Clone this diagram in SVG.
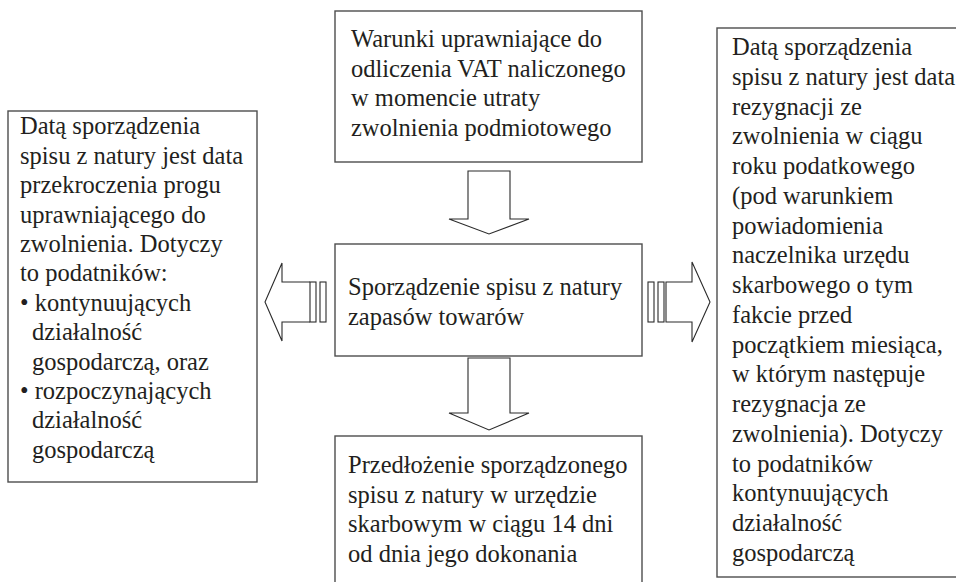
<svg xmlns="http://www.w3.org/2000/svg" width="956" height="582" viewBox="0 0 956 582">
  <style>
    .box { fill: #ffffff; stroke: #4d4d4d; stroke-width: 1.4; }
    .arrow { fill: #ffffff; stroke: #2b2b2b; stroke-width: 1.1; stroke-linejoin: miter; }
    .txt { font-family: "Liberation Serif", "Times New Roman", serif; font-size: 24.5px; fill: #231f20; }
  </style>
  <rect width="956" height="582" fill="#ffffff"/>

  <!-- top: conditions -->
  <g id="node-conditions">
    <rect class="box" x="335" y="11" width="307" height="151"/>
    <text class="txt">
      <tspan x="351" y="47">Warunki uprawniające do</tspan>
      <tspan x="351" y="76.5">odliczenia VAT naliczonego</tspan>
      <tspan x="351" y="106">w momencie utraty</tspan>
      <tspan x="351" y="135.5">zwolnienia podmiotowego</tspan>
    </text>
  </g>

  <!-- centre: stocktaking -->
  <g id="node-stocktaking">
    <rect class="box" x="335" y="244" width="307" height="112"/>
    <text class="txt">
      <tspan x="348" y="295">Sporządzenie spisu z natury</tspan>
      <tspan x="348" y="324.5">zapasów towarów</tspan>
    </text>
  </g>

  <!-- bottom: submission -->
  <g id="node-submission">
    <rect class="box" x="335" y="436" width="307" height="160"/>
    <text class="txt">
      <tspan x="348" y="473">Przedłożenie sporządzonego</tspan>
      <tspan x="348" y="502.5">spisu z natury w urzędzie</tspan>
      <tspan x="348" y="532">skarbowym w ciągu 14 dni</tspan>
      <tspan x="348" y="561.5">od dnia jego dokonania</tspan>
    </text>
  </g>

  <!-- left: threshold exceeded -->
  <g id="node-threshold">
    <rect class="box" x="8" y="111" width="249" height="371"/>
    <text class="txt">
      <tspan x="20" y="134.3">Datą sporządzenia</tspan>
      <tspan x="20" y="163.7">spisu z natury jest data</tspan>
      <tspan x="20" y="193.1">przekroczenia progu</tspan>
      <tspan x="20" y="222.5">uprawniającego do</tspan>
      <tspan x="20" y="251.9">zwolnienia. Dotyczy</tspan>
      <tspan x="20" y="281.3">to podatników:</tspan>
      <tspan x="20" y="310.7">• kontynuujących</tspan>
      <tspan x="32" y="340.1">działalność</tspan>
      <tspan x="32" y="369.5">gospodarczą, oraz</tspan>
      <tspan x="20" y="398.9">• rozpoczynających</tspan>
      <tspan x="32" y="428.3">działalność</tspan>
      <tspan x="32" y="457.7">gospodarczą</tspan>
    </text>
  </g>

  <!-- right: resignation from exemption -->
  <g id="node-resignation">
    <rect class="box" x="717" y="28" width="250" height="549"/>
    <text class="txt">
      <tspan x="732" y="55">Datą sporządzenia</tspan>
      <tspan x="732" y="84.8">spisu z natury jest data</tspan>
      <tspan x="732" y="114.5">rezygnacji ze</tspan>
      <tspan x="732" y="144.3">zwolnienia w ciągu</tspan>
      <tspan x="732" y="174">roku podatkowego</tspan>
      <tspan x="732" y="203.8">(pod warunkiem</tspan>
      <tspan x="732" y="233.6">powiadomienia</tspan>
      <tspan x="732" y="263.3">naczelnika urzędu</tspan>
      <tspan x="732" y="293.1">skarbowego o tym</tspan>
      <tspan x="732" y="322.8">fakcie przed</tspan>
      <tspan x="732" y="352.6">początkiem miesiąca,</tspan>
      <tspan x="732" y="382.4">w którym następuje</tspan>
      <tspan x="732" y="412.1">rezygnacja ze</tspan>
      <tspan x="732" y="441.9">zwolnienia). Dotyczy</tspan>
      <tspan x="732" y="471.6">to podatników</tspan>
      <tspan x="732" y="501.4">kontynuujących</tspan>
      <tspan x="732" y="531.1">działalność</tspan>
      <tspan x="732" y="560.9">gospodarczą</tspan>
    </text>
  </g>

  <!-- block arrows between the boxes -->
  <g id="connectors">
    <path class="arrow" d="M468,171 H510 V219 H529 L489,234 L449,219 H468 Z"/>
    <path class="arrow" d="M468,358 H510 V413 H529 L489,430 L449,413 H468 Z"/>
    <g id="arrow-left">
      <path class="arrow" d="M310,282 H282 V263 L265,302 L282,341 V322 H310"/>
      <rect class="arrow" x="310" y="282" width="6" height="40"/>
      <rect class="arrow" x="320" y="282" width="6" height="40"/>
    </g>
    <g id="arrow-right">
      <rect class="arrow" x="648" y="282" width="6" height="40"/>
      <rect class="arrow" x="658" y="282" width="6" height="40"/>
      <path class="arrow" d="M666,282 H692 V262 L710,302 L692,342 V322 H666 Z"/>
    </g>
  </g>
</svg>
════════
Exercise objective:
Go through the listing above and write it out again exactly, dropping the pictures.

Solution to the problem:
Clone this diagram in SVG.
<svg xmlns="http://www.w3.org/2000/svg" width="956" height="582" viewBox="0 0 956 582">
  <style>
    .box { fill: #ffffff; stroke: #4d4d4d; stroke-width: 1.4; }
    .arrow { fill: #ffffff; stroke: #2b2b2b; stroke-width: 1.1; stroke-linejoin: miter; }
    .txt { font-family: "Liberation Serif", "Times New Roman", serif; font-size: 24.5px; fill: #231f20; }
  </style>
  <rect width="956" height="582" fill="#ffffff"/>

  <!-- top: conditions -->
  <g id="node-conditions">
    <rect class="box" x="335" y="11" width="307" height="151"/>
    <text class="txt">
      <tspan x="351" y="47">Warunki uprawniające do</tspan>
      <tspan x="351" y="76.5">odliczenia VAT naliczonego</tspan>
      <tspan x="351" y="106">w momencie utraty</tspan>
      <tspan x="351" y="135.5">zwolnienia podmiotowego</tspan>
    </text>
  </g>

  <!-- centre: stocktaking -->
  <g id="node-stocktaking">
    <rect class="box" x="335" y="244" width="307" height="112"/>
    <text class="txt">
      <tspan x="348" y="295">Sporządzenie spisu z natury</tspan>
      <tspan x="348" y="324.5">zapasów towarów</tspan>
    </text>
  </g>

  <!-- bottom: submission -->
  <g id="node-submission">
    <rect class="box" x="335" y="436" width="307" height="160"/>
    <text class="txt">
      <tspan x="348" y="473">Przedłożenie sporządzonego</tspan>
      <tspan x="348" y="502.5">spisu z natury w urzędzie</tspan>
      <tspan x="348" y="532">skarbowym w ciągu 14 dni</tspan>
      <tspan x="348" y="561.5">od dnia jego dokonania</tspan>
    </text>
  </g>

  <!-- left: threshold exceeded -->
  <g id="node-threshold">
    <rect class="box" x="8" y="111" width="249" height="371"/>
    <text class="txt">
      <tspan x="20" y="134.3">Datą sporządzenia</tspan>
      <tspan x="20" y="163.7">spisu z natury jest data</tspan>
      <tspan x="20" y="193.1">przekroczenia progu</tspan>
      <tspan x="20" y="222.5">uprawniającego do</tspan>
      <tspan x="20" y="251.9">zwolnienia. Dotyczy</tspan>
      <tspan x="20" y="281.3">to podatników:</tspan>
      <tspan x="20" y="310.7">• kontynuujących</tspan>
      <tspan x="32" y="340.1">działalność</tspan>
      <tspan x="32" y="369.5">gospodarczą, oraz</tspan>
      <tspan x="20" y="398.9">• rozpoczynających</tspan>
      <tspan x="32" y="428.3">działalność</tspan>
      <tspan x="32" y="457.7">gospodarczą</tspan>
    </text>
  </g>

  <!-- right: resignation from exemption -->
  <g id="node-resignation">
    <rect class="box" x="717" y="28" width="250" height="549"/>
    <text class="txt">
      <tspan x="732" y="55">Datą sporządzenia</tspan>
      <tspan x="732" y="84.8">spisu z natury jest data</tspan>
      <tspan x="732" y="114.5">rezygnacji ze</tspan>
      <tspan x="732" y="144.3">zwolnienia w ciągu</tspan>
      <tspan x="732" y="174">roku podatkowego</tspan>
      <tspan x="732" y="203.8">(pod warunkiem</tspan>
      <tspan x="732" y="233.6">powiadomienia</tspan>
      <tspan x="732" y="263.3">naczelnika urzędu</tspan>
      <tspan x="732" y="293.1">skarbowego o tym</tspan>
      <tspan x="732" y="322.8">fakcie przed</tspan>
      <tspan x="732" y="352.6">początkiem miesiąca,</tspan>
      <tspan x="732" y="382.4">w którym następuje</tspan>
      <tspan x="732" y="412.1">rezygnacja ze</tspan>
      <tspan x="732" y="441.9">zwolnienia). Dotyczy</tspan>
      <tspan x="732" y="471.6">to podatników</tspan>
      <tspan x="732" y="501.4">kontynuujących</tspan>
      <tspan x="732" y="531.1">działalność</tspan>
      <tspan x="732" y="560.9">gospodarczą</tspan>
    </text>
  </g>

  <!-- block arrows between the boxes -->
  <g id="connectors">
    <path class="arrow" d="M468,171 H510 V219 H529 L489,234 L449,219 H468 Z"/>
    <path class="arrow" d="M468,358 H510 V413 H529 L489,430 L449,413 H468 Z"/>
    <g id="arrow-left">
      <path class="arrow" d="M310,282 H282 V263 L265,302 L282,341 V322 H310"/>
      <rect class="arrow" x="310" y="282" width="6" height="40"/>
      <rect class="arrow" x="320" y="282" width="6" height="40"/>
    </g>
    <g id="arrow-right">
      <rect class="arrow" x="648" y="282" width="6" height="40"/>
      <rect class="arrow" x="658" y="282" width="6" height="40"/>
      <path class="arrow" d="M666,282 H692 V262 L710,302 L692,342 V322 H666 Z"/>
    </g>
  </g>
</svg>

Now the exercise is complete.